Bayesian Counterpart to Fisher Exact Test on Contingency Tables

By lingpipe

I want to expand a bit on Andrew’s post, in which he outlines a simple Bayesian analysis of 2×2 contingency tables to replace Fisher’s exact test (or a chi-square test) for contingency tables.

Contingency Table

I’ll use the data in the example in the Wikipedia article on contingency tables:

	Left-Handed	Right-Handed	TOTAL
Male	9 (y1)	43	52 (n1)
Female	4 (y2)	44	48 (n2)
Total	13	87	100

Hypothesis

The statistical hypothesis we wish to investigate is whether the proportion of left-handed men is greater than, equal to, or less than the proportion of left-handed women.

Beta-Binomial Model

The observed data has $y_1 = 9$ left-handed men of a total of $n_1 = 52$ men and $y_2 = 4$ left-handed women of a total of $n_2 = 48$ women.

Letting $\theta_1 \in [0,1]$ be the proportion of left-handed men and $\theta_2 \in [0,1]$ the proportion of left-handed women, Andrew suggested modeling the number of left-handers as a binomial,

$y_1 \sim \mbox{\sf Binom}(n_1,\theta_1)$ , and

$y_2 \sim \mbox{\sf Binom}(n_2,\theta_2)$ .

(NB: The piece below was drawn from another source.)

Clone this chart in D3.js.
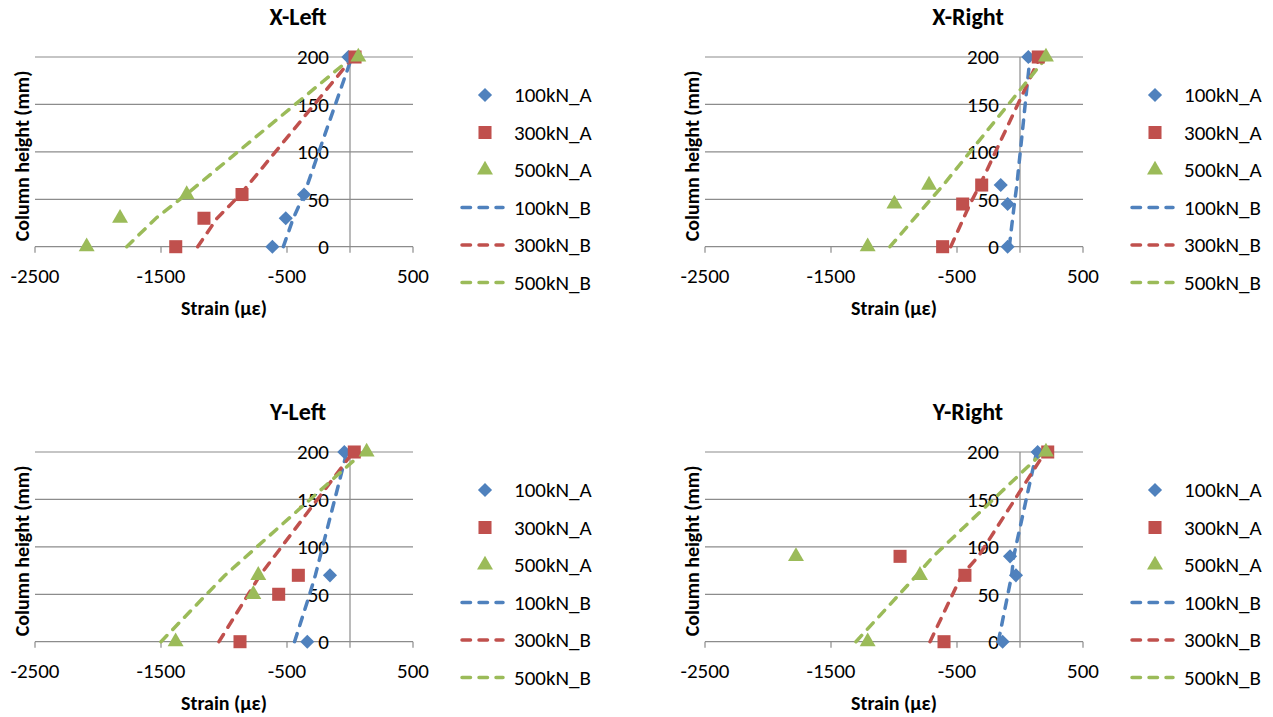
<!DOCTYPE html>
<html>
<head>
<meta charset="utf-8">
<script src="https://cdn.jsdelivr.net/npm/d3@7"></script>
<style>
    body { margin: 0; background: white; }
    text { font-family: Carlito, Calibri, 'Liberation Sans', Arial, sans-serif; fill: black; }
</style>
</head>
<body>
<div id="container"></div>
<script>
// axis ticks
const strainTicks = [-2500, -1500, -500, 500];
const heightTicks = [0, 50, 100, 150, 200];
const seriesNames = ['100kN_A', '300kN_A', '500kN_A', '100kN_B', '300kN_B', '500kN_B'];
const panelTitles = ['X-Left', 'X-Right', 'Y-Left', 'Y-Right'];

// X-Left
const xLeftHeights = [0, 30, 55, 200];
const xLeftA = [[-616, -510, -365, -13], [-1383, -1159, -857, 40], [-2090, -1825, -1296, 66]];
const xLeftB = [[-529, -450, -365, 15], [-1209, -1055, -870, 26], [-1772, -1540, -1300, 20]];

// X-Right
const xRightHeights = [0, 45, 65, 200];
const xRightA = [[-98, -98, -153, 66], [-614, -455, -304, 145], [-1209, -997, -722, 206]];
const xRightB = [[-85, -45, -25, 80], [-550, -397, -318, 159], [-1032, -740, -609, 212]];

// Y-Left (no 100kN_A reading at 50)
const yLeftHeights = [0, 50, 70, 200];
const yLeftA = [[-339, null, -159, -45], [-873, -566, -410, 34], [-1384, -767, -728, 132]];
const yLeftB = [[-440, -320, -275, -25], [-1040, -807, -714, 26], [-1500, -1138, -992, 106]];

// Y-Right
const yRightHeights = [0, 70, 90, 200];
const yRightA = [[-138, -32, -79, 140], [-603, -437, -952, 220], [-1209, -794, -1778, 206]];
const yRightB = [[-172, -66, -50, 132], [-714, -463, -330, 200], [-1302, -820, -688, 185]];

const colors = ['#4F81BD', '#C0504D', '#9BBB59'];

let viz = d3.select('#container')
    .append('svg')
    .attr('width', 1273)
    .attr('height', 717)
    ;

let panels = [
    { title: panelTitles[0], heights: xLeftHeights, a: xLeftA, b: xLeftB, dx: 0, dy: 0 },
    { title: panelTitles[1], heights: xRightHeights, a: xRightA, b: xRightB, dx: 670, dy: 0 },
    { title: panelTitles[2], heights: yLeftHeights, a: yLeftA, b: yLeftB, dx: 0, dy: 395 },
    { title: panelTitles[3], heights: yRightHeights, a: yRightA, b: yRightB, dx: 670, dy: 395 }
];

let x = d3.scaleLinear().domain([-2500, 500]).range([35, 413]);
let y = d3.scaleLinear().domain([0, 200]).range([246.7, 57]);

function markerPath(i) {
    if (i == 0) {
        return d3.symbol().type(d3.symbolSquare).size(100)();
    }
    if (i == 1) {
        return d3.symbol().type(d3.symbolSquare).size(170)();
    }
    return d3.symbol().type(d3.symbolTriangle).size(110)();
}
function markerRotate(i) {
    return i == 0 ? ' rotate(45)' : '';
}

function drawPanel(p) {
    let g = viz.append('g')
        .attr('transform', 'translate(' + p.dx + ',' + p.dy + ')');

    // gridlines
    g.selectAll('.grid').data(heightTicks).enter()
        .append('line')
        .attr('x1', x(-2500))
        .attr('x2', x(500))
        .attr('y1', d => y(d))
        .attr('y2', d => y(d))
        .attr('stroke', '#8c8c8c')
        .attr('stroke-width', 1.2);

    // vertical axis at 0
    g.append('line')
        .attr('x1', x(0)).attr('x2', x(0))
        .attr('y1', y(200)).attr('y2', y(0) + 6)
        .attr('stroke', '#8c8c8c')
        .attr('stroke-width', 1.2);

    // x tick marks
    g.selectAll('.xtick').data(strainTicks).enter()
        .append('line')
        .attr('x1', d => x(d)).attr('x2', d => x(d))
        .attr('y1', y(0)).attr('y2', y(0) + 6)
        .attr('stroke', '#8c8c8c')
        .attr('stroke-width', 1.2);

    g.selectAll('.xlab').data(strainTicks).enter()
        .append('text')
        .attr('x', d => x(d))
        .attr('y', 283)
        .attr('text-anchor', 'middle')
        .style('font-size', '21px')
        .text(d => d);

    g.selectAll('.ylab').data(heightTicks).enter()
        .append('text')
        .attr('x', x(0) - 21)
        .attr('y', d => y(d))
        .attr('dy', '0.35em')
        .attr('text-anchor', 'end')
        .style('font-size', '21px')
        .text(d => d);

    // titles
    g.append('text')
        .attr('x', 298).attr('y', 25)
        .attr('text-anchor', 'middle')
        .style('font-size', '24px').style('font-weight', 'bold')
        .text(p.title);

    g.append('text')
        .attr('x', 224).attr('y', 315)
        .attr('text-anchor', 'middle')
        .style('font-size', '20px').style('font-weight', 'bold')
        .text('Strain (με)');

    g.append('text')
        .attr('transform', 'translate(29,156) rotate(-90)')
        .attr('text-anchor', 'middle')
        .style('font-size', '20px').style('font-weight', 'bold')
        .text('Column height (mm)');

    // B series, dashed lines
    let line = d3.line()
        .x(d => x(d.v))
        .y(d => y(d.h));

    p.b.forEach(function (vals, i) {
        let pts = vals.map((v, k) => ({ v: v, h: p.heights[k] }));
        g.append('path')
            .attr('d', line(pts))
            .attr('fill', 'none')
            .attr('stroke', colors[i])
            .attr('stroke-width', 3.5)
            .attr('stroke-linecap', 'round')
            .attr('stroke-dasharray', '8.5,8.5');
    });

    // A series, markers
    p.a.forEach(function (vals, i) {
        let pts = vals.map((v, k) => ({ v: v, h: p.heights[k] })).filter(d => d.v != null);
        g.selectAll('.m' + i).data(pts).enter()
            .append('path')
            .attr('d', markerPath(i))
            .attr('transform', d => 'translate(' + x(d.v) + ',' + y(d.h) + ')' + markerRotate(i))
            .attr('fill', colors[i]);
    });

    // legend
    let legend = g.selectAll('.legend').data(seriesNames).enter()
        .append('g')
        .attr('transform', (d, i) => 'translate(0,' + (95 + i * 37.5) + ')');

    legend.each(function (d, i) {
        let lg = d3.select(this);
        if (i < 3) {
            lg.append('path')
                .attr('d', markerPath(i))
                .attr('transform', 'translate(485,0)' + markerRotate(i))
                .attr('fill', colors[i]);
        } else {
            lg.append('line')
                .attr('x1', 462).attr('x2', 503)
                .attr('stroke', colors[i - 3])
                .attr('stroke-width', 3.5)
                .attr('stroke-linecap', 'round')
                .attr('stroke-dasharray', '8.5,8.5');
        }
        lg.append('text')
            .attr('x', 514)
            .attr('dy', '0.35em')
            .style('font-size', '21px')
            .text(d);
    });
}

panels.forEach(drawPanel);
</script>
</body>
</html>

He then suggested simple uniform priors on the proportions, which we know are equivalent to $\mbox{\sf Beta}(1,1)$ priors:

$\theta_1 \sim \mbox{\sf Unif}(0,1) = \mbox{\sf Beta}(1,1)$ , and

$\theta_2 \sim \mbox{\sf Unif}(0,1) = \mbox{\sf Beta}(1,1)$ .

Given the conjugacy of the beta for the binomial, we can analytically compute the posteriors:

$p(\theta_1|y_1,n_1) = \mbox{\sf Beta}(\theta_1|y_1+1, n_1-y_1+1)$ , and

$p(\theta_2|y_2,n_2) = \mbox{\sf Beta}(\theta_2|y_2+1, n_2-y_2+1)$

We could try to compute the posterior density of $\delta = \theta_1 - \theta_2$ analytically by solving the integral

$p(\delta|y,n) = \int_{-\infty}^{\infty} \mbox{\sf Beta}(\theta|y_1+1,n_1-y_1+1) \mbox{\sf Beta}(\theta-\delta|y_2+1,n_2-y_2+1) d\theta$

or we could just follow Andrew’s sage advice and estimate the integral by simulation.

R Code

I love R. Here’s the R code to compute estimated posteriors by simulation and visualize them.

# DATA
n1 = 52 # men
y1 = 9  # left-handed men
n2 = 48 # women
y2 = 4  # left-handed women

# SIMULATION
I = 10000 # simulations
theta1 = rbeta(I, y1+1, (n1-y1)+1)
theta2 = rbeta(I, y2+1, (n2-y2)+1)
diff = theta1-theta2  # simulated diffs

# OUTPUT
quantiles = quantile(diff,c(0.005,0.025,0.5,0.975,0.995))
print(quantiles,digits=2)

print("Probability higher % men than women lefties:")
print(mean(theta1>theta2))

# VISUALIZATION
#png(file="bayesContingency.png")
plot(density(diff),
     xlab="theta1 - theta2",
     ylab="p(theta1 - theta2 | y, n)",
     main="Posterior Simulation of Male - Female Lefties",
     ylim=c(0,8),
     frame.plot=FALSE,cex.lab=1.5,lwd=3,yaxt="no")
abline(v=quantiles[2], col="blue")
abline(v=quantiles[4], col="blue")
#dev.off()

Running this code prints out:

> source("twoByTwoPosterior.R")
  0.5%   2.5%    50%  97.5%  99.5%
-0.091 -0.046  0.084  0.218  0.262 

[1] "Probability higher % men than women lefties:"
[1] 0.901

[1] "Mean difference theta1-theta2"
[1] 0.08484979

The first numbers displayed are the posterior quantiles for the difference. The posterior median (50% quantile) difference is 0.084. The other numbers are quantiles which determine 95% and 99% posterior intervals, which span (0.025,0.975) and (0.005,0.995) respectively. The posterior central 95% quantile is thus (-0.046,0.218). Quantiles get the obvious interpretation in Bayesian stats — given the model and data, we assign a 95% probability to the true difference lying in the interval (-.046,0.218).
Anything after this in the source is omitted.